Write out each line beneath this one exactly as it reads.

-- START SUPPLIED DATA --

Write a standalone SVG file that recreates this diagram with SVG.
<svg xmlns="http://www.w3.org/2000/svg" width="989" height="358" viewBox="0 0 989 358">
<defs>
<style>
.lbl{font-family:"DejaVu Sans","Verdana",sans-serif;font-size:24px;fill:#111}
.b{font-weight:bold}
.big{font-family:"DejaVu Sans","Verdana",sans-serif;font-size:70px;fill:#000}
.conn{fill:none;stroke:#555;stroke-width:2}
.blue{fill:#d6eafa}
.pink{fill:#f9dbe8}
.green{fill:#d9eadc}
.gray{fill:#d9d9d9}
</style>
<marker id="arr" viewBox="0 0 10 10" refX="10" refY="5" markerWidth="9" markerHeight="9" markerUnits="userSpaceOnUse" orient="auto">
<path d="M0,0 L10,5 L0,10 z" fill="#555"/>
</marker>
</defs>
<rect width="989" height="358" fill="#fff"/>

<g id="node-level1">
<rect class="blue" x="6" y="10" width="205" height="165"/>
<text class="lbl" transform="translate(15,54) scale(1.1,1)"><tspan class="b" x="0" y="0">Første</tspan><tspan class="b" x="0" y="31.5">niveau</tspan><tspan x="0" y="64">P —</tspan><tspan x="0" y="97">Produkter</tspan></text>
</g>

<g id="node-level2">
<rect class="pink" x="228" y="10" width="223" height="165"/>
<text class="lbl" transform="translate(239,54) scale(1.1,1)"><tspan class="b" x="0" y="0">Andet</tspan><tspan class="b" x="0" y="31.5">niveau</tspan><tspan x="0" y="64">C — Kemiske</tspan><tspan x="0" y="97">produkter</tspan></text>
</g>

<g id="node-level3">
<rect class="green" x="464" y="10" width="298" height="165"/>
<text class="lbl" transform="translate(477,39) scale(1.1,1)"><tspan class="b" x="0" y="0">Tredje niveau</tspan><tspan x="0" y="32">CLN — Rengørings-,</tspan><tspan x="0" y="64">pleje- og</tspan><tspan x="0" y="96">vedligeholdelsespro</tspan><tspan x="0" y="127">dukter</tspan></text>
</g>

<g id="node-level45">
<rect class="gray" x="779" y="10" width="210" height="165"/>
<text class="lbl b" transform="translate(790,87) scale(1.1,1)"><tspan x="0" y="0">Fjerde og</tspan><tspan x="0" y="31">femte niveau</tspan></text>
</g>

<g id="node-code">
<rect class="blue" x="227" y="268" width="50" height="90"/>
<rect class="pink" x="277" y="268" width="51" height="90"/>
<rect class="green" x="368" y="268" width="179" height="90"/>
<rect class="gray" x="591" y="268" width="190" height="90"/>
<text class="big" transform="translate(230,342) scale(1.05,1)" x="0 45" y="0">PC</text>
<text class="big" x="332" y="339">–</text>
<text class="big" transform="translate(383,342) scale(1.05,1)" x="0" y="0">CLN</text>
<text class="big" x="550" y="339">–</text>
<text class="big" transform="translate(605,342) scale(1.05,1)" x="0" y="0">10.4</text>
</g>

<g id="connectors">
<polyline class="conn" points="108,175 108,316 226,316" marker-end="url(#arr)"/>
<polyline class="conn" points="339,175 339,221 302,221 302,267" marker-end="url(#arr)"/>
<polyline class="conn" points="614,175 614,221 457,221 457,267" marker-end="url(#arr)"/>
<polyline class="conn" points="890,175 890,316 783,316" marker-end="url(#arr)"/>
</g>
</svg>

-- END SUPPLIED DATA --

ANSWER TO THE TASK -
Write a standalone SVG file that recreates this diagram with SVG.
<svg xmlns="http://www.w3.org/2000/svg" width="989" height="358" viewBox="0 0 989 358">
<defs>
<style>
.lbl{font-family:"DejaVu Sans","Verdana",sans-serif;font-size:24px;fill:#111}
.b{font-weight:bold}
.big{font-family:"DejaVu Sans","Verdana",sans-serif;font-size:70px;fill:#000}
.conn{fill:none;stroke:#555;stroke-width:2}
.blue{fill:#d6eafa}
.pink{fill:#f9dbe8}
.green{fill:#d9eadc}
.gray{fill:#d9d9d9}
</style>
<marker id="arr" viewBox="0 0 10 10" refX="10" refY="5" markerWidth="9" markerHeight="9" markerUnits="userSpaceOnUse" orient="auto">
<path d="M0,0 L10,5 L0,10 z" fill="#555"/>
</marker>
</defs>
<rect width="989" height="358" fill="#fff"/>

<g id="node-level1">
<rect class="blue" x="6" y="10" width="205" height="165"/>
<text class="lbl" transform="translate(15,54) scale(1.1,1)"><tspan class="b" x="0" y="0">Første</tspan><tspan class="b" x="0" y="31.5">niveau</tspan><tspan x="0" y="64">P —</tspan><tspan x="0" y="97">Produkter</tspan></text>
</g>

<g id="node-level2">
<rect class="pink" x="228" y="10" width="223" height="165"/>
<text class="lbl" transform="translate(239,54) scale(1.1,1)"><tspan class="b" x="0" y="0">Andet</tspan><tspan class="b" x="0" y="31.5">niveau</tspan><tspan x="0" y="64">C — Kemiske</tspan><tspan x="0" y="97">produkter</tspan></text>
</g>

<g id="node-level3">
<rect class="green" x="464" y="10" width="298" height="165"/>
<text class="lbl" transform="translate(477,39) scale(1.1,1)"><tspan class="b" x="0" y="0">Tredje niveau</tspan><tspan x="0" y="32">CLN — Rengørings-,</tspan><tspan x="0" y="64">pleje- og</tspan><tspan x="0" y="96">vedligeholdelsespro</tspan><tspan x="0" y="127">dukter</tspan></text>
</g>

<g id="node-level45">
<rect class="gray" x="779" y="10" width="210" height="165"/>
<text class="lbl b" transform="translate(790,87) scale(1.1,1)"><tspan x="0" y="0">Fjerde og</tspan><tspan x="0" y="31">femte niveau</tspan></text>
</g>

<g id="node-code">
<rect class="blue" x="227" y="268" width="50" height="90"/>
<rect class="pink" x="277" y="268" width="51" height="90"/>
<rect class="green" x="368" y="268" width="179" height="90"/>
<rect class="gray" x="591" y="268" width="190" height="90"/>
<text class="big" transform="translate(230,342) scale(1.05,1)" x="0 45" y="0">PC</text>
<text class="big" x="332" y="339">–</text>
<text class="big" transform="translate(383,342) scale(1.05,1)" x="0" y="0">CLN</text>
<text class="big" x="550" y="339">–</text>
<text class="big" transform="translate(605,342) scale(1.05,1)" x="0" y="0">10.4</text>
</g>

<g id="connectors">
<polyline class="conn" points="108,175 108,316 226,316" marker-end="url(#arr)"/>
<polyline class="conn" points="339,175 339,221 302,221 302,267" marker-end="url(#arr)"/>
<polyline class="conn" points="614,175 614,221 457,221 457,267" marker-end="url(#arr)"/>
<polyline class="conn" points="890,175 890,316 783,316" marker-end="url(#arr)"/>
</g>
</svg>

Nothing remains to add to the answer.